Last week, the California State Senate passed SB 518, authored by Senator Alan Lowenthal (D-Long Beach) and sponsored by NRDC.  SB 518 aims to reduce traffic congestion, greenhouse gas emissions, and public costs by creating incentives for local governments to implement policies that reveal the actual cost of parking and reduce governmental or government-required subsidies for parking. 

A long understudied aspect of our transportation system, parking nevertheless has a tremendous impact on our travel choices and, therefore, the environment.  It’s estimated that each car in America needs at least four parking spaces (home, work, and at least two for shopping, errands and socializing)—with 4.7 billion cars in the United States, we’re talking about 19 billion parking spaces, an area the size of France! And at costs as high as $40,000 a space, we’re also talking a lot of money. 

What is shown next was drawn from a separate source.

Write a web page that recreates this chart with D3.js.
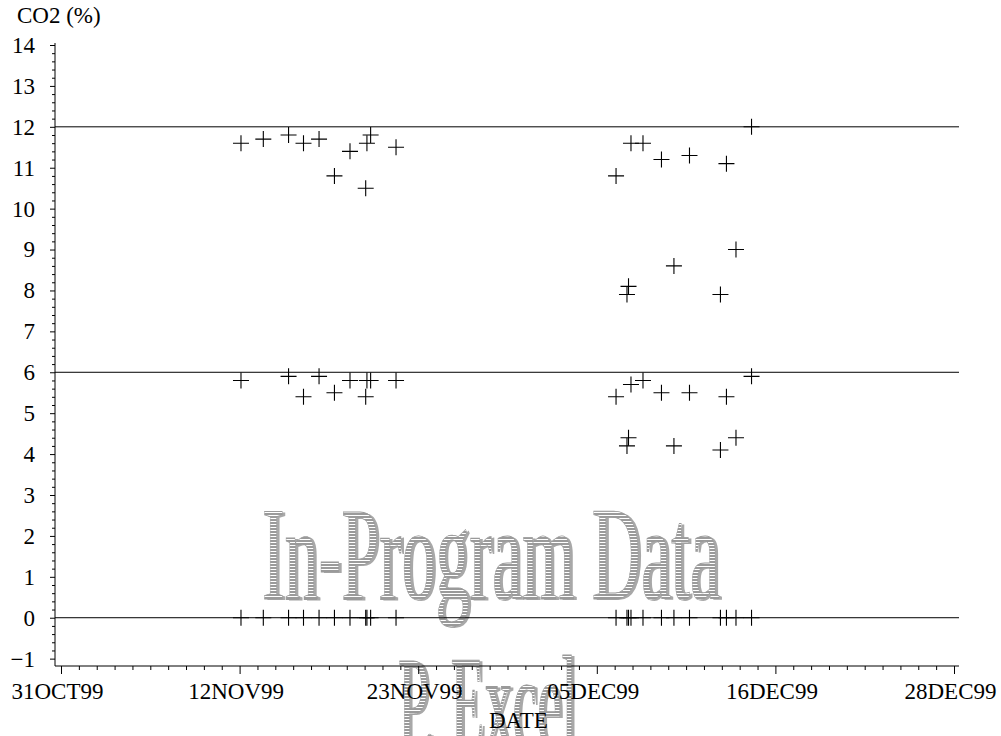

The Financial Costs of Parking

With local governments and everyday Californians navigating the most treacherous economic waters in decades, everything deserves a second look.  The financial costs of parking are hard to ignore.  In California, upwards of 90% of parking is “free” to the driver.  But is anything really “free?”  Private parking lots and public parking spaces need to be purchased, constructed, maintained, lit, insured and protected.  If a driver uses the space for free, those costs are picked up by customers (in the form of higher prices) and by taxpayers (in the form of higher taxes).  Although parking may seem “free,” the reality is that most of us are paying for other people’s parking nearly every day.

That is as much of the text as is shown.